It is quite possible to get a milder global recession this time based on what is happening in China just because the Chinese economy has become so large and significant in the world today, says Ruchir Sharma of Morgan Stanley Investment Management.
Following are some of his view points
On China debt fear:
What's been happening in China has really been taking place over the last few years which has been a massive build up in debt. In fact there is no other developing country in history that has taken on debt as rapidly as China has done since 2008 global financial crisis. I think that is what is happening now, it is paying a price for this massive accumulation in debt. Now when exactly this will lead to a meltdown very hard to call. But this the big risk that the global economy faces currently.
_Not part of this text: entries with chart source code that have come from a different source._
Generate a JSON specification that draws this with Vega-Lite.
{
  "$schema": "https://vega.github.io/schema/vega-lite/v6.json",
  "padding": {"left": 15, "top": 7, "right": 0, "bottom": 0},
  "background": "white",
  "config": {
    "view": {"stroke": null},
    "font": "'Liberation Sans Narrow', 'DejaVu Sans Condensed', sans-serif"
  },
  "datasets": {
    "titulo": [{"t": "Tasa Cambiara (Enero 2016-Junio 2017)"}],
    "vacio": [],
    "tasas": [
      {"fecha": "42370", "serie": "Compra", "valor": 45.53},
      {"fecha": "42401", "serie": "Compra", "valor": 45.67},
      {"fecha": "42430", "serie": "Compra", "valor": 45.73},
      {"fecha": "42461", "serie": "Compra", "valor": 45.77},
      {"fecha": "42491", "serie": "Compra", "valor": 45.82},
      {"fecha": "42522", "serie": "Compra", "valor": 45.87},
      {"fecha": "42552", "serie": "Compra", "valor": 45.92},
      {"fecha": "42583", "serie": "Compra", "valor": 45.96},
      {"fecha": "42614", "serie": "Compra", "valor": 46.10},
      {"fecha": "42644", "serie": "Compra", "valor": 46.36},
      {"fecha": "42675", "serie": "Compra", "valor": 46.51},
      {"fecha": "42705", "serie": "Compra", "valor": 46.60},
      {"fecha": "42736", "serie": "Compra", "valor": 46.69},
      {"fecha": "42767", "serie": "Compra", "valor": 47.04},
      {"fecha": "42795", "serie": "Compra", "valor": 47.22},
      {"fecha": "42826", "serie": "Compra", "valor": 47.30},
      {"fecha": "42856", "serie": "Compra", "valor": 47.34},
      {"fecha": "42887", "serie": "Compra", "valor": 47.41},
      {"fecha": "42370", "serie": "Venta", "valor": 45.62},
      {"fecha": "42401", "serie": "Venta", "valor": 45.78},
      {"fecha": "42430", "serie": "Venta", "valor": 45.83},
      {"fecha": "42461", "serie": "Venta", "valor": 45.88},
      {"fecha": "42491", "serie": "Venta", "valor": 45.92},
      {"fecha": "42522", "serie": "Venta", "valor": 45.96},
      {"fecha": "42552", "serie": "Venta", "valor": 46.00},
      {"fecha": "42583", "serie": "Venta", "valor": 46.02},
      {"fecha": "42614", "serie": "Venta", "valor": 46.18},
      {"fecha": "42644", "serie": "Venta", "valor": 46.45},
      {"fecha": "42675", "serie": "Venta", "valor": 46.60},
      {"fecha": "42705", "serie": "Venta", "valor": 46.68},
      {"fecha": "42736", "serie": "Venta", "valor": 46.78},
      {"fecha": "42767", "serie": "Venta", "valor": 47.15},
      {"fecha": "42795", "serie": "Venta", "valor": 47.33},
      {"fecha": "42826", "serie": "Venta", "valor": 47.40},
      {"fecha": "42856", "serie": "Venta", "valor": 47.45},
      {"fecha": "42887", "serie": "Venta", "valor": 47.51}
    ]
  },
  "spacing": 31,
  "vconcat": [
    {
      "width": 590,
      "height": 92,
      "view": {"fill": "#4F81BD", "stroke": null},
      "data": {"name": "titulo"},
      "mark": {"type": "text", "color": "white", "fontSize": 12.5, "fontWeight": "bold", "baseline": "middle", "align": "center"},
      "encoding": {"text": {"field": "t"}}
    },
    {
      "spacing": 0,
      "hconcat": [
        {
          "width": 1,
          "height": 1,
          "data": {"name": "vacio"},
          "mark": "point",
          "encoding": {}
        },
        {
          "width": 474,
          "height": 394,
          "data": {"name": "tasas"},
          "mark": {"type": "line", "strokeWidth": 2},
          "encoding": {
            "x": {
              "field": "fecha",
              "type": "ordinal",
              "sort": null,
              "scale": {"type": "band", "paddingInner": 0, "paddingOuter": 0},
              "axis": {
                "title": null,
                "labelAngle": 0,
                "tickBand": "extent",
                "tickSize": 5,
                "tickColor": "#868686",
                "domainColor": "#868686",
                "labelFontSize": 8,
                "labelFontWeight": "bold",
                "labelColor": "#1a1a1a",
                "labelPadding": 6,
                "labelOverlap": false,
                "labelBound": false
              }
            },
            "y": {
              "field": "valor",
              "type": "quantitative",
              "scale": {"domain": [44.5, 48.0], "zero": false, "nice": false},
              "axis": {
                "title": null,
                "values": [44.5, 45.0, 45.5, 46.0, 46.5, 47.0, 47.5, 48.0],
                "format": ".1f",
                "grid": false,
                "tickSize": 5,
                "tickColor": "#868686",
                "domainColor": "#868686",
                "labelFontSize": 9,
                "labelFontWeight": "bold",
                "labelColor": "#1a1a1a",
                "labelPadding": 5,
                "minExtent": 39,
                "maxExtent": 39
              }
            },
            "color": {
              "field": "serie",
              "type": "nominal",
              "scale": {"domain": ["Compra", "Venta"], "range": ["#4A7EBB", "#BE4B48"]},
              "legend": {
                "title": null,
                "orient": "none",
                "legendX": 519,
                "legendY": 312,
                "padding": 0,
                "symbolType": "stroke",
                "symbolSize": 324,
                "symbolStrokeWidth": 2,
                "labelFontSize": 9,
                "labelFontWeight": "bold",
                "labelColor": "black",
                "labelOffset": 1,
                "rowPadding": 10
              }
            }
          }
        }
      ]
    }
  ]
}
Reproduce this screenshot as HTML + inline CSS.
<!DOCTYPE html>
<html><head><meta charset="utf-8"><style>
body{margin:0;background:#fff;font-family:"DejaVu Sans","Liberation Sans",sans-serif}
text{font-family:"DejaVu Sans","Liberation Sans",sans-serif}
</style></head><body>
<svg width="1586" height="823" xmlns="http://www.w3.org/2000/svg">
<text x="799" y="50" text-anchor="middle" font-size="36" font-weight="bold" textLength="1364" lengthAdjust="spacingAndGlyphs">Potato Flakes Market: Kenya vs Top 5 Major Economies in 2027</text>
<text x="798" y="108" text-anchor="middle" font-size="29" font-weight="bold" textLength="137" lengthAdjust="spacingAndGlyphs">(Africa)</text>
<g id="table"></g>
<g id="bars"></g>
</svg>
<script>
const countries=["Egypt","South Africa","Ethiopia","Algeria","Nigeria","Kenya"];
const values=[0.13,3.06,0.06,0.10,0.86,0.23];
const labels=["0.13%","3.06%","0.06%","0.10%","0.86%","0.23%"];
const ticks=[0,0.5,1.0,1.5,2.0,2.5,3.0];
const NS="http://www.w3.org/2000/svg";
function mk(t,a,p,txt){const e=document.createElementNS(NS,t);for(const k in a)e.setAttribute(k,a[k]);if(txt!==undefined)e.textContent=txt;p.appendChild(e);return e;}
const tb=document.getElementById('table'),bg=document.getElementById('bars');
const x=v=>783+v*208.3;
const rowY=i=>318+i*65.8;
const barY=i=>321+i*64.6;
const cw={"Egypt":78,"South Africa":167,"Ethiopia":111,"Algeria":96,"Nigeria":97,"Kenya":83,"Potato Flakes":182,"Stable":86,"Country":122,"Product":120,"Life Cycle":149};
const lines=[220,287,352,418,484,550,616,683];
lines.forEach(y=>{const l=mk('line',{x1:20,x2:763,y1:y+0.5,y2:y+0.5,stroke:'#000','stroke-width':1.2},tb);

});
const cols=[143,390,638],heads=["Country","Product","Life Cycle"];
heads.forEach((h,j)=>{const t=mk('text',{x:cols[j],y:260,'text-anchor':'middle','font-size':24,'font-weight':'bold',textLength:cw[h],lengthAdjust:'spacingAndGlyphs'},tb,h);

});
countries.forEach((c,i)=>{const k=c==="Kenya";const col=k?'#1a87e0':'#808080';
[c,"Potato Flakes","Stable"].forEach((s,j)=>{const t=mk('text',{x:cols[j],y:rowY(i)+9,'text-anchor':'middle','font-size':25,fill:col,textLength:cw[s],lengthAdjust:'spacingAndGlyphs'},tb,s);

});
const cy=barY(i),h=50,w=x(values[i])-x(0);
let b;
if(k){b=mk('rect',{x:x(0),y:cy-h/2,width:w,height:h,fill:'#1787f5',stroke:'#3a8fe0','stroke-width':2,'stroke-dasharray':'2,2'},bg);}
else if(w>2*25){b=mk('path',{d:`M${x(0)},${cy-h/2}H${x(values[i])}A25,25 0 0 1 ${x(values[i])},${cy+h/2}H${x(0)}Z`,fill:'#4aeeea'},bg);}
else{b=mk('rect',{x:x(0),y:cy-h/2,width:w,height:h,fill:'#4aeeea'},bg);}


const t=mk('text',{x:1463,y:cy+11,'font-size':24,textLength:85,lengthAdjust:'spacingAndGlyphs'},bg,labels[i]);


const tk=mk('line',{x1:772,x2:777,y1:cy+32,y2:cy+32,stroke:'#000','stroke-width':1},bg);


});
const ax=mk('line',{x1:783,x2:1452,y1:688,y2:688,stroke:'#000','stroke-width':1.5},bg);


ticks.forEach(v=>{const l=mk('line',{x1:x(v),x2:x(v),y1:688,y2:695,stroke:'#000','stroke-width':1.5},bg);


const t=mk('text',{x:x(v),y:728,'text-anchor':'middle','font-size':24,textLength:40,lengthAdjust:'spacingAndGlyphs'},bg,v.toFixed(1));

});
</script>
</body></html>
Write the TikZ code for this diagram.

First of, the 2008 experience was extremely unique as far as global recession goes. There have been five global recessions over the last 40 years and 2008 was very extreme version of that. That is very off the table and that is not what am expecting but it is quite possible to get a milder global recession this time based on what is happening in China just because the Chinese economy has become so large and significant in the world today. All the global recessions in the past were caused by the US, but now China has become the largest contributor to the global growth over the last decade.
China’s impact on US:
I don't think the US economy needs to fear an outright recession but I think in the US what we are looking for is that in 2016, we started off with most growth forecast of around 2.5% growth in 2016, I suspect that those need to come down by possibly a percentage point and we could grow in 2016 by 1.5% due to the weakness in global demand which hurts US exports, and also hurts the profits of US companies which are increasingly exposed to foreign sales.